The Global Health Group, in collaboration with the Australian Government, the University of Queensland, and WHO launched the Asia Pacific Malaria Elimination Network (APMEN) in Brisbane in February 2009. APMEN brings together 14 eliminating countries from the Asia Pacific Region to share experiences and co-ordinate policy.

The second front of Feachem's Global Health Group is the PSHi, which focuses on studying and enhancing the role of the private sector in healthcare delivery in developing countries. Of particular interest is the model now known as the Public-Private Investment Partnership (PPIP) in which governments enter into partnerships with private consortia to finance and rebuild major health infrastructure and to provide clinical services over a period of decades.

The Global Health Group has joined with PwC to document pioneering PPIPs in that Spain, Lesotho, Latin America, S.E. Asia, and elsewhere. A second model of special interest to the Global Health Group is Clinical Social Franchising. The fifth Compendium or Atlas on this topic was recently published by the Global Health Group.

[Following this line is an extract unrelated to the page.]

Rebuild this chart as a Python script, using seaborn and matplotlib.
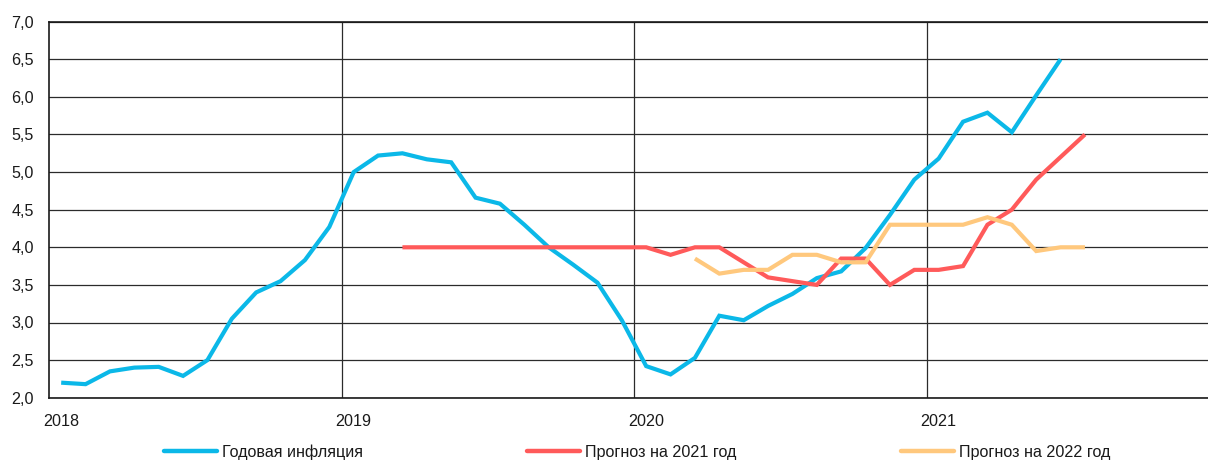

The third Initiative of the Global Health Group is E2Pi, which provides rapid turnaround policy options, based on comprehensive evidence synthesis, concerning current issues in global health. Clients have included the Gates Foundation, The Global Fund, GAVI, and UNITAID. The E2Pi is also playing a major role in the Commission in Investing in Health.

Sir Richard and Winnie Mpanju-Shumbusho were both senior authors of a 2019 report in The Lancet about committing to the eradication of malaria across the world by 2030.

==Personal==

Dr. Feachem lives in Alameda, California, with his wife Neelam Sekhri Feachem, the CEO of the Healthcare Redesign Group.